## What you will do
Give back, word for word, only the lines from the opening of the records through the one with "Chart.register(...registerables);". Pictures stay out.

## Dataset entries
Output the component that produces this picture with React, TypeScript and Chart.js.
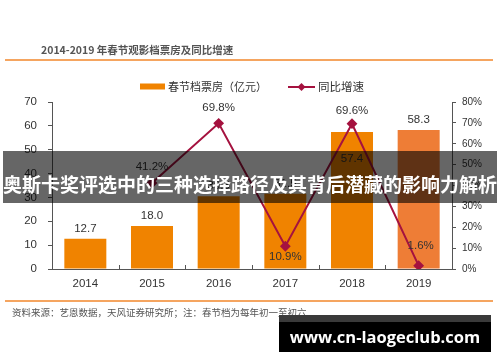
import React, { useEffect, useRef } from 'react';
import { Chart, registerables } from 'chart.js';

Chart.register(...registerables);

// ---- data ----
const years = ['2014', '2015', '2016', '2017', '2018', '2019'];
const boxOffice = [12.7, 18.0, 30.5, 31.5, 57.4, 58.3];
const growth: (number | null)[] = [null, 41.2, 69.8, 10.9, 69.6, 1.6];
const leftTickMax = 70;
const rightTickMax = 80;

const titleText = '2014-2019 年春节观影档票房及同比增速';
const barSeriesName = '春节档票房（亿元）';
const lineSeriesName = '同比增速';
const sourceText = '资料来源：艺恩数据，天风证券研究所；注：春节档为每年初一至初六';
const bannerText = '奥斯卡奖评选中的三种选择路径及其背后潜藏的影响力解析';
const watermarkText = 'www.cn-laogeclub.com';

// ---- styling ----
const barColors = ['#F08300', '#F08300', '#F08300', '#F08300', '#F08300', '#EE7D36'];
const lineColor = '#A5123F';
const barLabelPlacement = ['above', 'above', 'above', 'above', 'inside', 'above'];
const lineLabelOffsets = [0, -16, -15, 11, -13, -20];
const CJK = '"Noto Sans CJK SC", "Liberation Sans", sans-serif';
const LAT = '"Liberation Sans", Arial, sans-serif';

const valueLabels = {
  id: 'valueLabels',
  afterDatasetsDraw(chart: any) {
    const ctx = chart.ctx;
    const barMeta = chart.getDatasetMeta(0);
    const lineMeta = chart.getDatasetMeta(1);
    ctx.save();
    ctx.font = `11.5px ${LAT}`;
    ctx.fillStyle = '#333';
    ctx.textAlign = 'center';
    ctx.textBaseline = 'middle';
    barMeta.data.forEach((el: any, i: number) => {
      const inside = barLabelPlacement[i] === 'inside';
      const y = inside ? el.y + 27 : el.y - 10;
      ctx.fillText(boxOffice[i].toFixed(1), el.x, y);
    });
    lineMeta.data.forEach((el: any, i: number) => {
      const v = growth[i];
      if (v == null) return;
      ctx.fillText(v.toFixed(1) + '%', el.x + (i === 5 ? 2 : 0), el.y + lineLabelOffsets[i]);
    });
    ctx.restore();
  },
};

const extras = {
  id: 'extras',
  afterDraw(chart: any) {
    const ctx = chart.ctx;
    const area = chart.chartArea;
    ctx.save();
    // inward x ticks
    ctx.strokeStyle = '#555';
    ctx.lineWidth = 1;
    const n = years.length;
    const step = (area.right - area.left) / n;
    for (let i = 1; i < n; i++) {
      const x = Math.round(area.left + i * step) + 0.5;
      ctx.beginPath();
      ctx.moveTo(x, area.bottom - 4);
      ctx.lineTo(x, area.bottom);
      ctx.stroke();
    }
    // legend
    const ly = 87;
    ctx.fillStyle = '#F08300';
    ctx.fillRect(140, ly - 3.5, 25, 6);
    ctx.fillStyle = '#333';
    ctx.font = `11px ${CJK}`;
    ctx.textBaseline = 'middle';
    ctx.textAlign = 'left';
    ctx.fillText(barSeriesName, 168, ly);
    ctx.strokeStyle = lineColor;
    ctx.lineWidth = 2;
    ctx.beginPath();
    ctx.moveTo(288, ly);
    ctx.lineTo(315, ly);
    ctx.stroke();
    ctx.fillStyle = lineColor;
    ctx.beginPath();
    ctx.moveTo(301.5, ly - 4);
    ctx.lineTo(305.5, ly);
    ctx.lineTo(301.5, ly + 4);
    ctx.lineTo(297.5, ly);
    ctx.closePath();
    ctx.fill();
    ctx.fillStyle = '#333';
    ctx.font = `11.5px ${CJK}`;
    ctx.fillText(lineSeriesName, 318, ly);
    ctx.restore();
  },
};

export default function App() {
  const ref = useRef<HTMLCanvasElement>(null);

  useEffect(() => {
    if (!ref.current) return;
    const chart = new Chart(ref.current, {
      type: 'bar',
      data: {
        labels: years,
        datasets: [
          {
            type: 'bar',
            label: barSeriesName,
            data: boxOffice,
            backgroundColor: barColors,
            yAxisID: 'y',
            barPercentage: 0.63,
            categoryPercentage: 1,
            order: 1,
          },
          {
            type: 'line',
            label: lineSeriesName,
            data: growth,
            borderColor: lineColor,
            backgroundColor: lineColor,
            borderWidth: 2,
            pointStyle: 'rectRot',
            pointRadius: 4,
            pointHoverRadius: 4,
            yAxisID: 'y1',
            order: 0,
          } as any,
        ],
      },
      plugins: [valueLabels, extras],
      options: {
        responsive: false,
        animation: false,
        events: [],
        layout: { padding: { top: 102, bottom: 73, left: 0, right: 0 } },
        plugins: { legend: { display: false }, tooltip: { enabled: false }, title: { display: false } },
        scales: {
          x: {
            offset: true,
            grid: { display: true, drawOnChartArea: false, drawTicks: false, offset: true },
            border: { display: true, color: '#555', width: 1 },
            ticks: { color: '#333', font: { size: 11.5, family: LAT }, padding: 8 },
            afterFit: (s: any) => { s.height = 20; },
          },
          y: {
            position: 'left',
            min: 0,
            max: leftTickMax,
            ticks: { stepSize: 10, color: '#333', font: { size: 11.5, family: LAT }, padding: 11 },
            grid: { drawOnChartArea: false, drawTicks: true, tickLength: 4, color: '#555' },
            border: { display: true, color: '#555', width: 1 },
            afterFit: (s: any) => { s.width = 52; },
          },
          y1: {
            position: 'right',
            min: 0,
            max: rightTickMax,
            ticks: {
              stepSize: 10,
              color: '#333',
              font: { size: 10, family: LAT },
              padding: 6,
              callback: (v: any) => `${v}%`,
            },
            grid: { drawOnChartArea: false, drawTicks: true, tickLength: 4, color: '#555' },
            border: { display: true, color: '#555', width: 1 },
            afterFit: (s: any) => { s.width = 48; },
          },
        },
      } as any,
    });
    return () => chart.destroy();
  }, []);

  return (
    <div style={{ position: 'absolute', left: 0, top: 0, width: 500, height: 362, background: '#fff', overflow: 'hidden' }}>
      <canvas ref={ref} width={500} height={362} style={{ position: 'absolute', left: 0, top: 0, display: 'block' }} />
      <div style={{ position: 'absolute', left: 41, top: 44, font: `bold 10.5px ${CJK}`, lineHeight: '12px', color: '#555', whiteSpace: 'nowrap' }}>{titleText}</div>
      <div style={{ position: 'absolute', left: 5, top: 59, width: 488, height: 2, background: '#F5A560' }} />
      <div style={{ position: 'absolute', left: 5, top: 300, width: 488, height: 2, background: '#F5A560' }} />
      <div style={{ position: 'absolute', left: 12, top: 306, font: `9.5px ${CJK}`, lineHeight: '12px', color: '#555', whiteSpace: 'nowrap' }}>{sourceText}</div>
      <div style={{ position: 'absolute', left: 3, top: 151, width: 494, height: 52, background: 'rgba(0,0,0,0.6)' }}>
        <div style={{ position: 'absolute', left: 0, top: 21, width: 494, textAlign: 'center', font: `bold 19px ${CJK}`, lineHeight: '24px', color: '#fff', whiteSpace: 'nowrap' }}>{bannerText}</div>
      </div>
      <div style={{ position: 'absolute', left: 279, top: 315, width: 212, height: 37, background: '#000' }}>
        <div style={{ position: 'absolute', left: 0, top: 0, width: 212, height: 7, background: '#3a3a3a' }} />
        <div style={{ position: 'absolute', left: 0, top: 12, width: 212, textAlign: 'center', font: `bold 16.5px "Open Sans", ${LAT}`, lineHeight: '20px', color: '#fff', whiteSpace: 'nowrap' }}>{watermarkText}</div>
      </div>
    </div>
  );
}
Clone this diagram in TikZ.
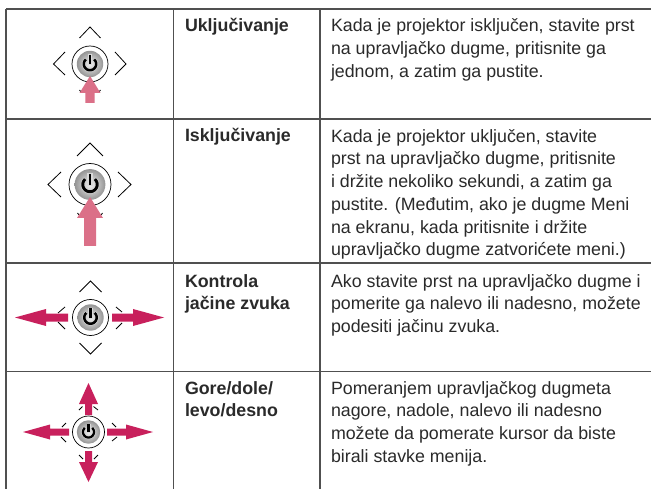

## Result of this exercise
Output the component that produces this picture with React, TypeScript and Chart.js.
import React, { useEffect, useRef } from 'react';
import { Chart, registerables } from 'chart.js';

Chart.register(...registerables);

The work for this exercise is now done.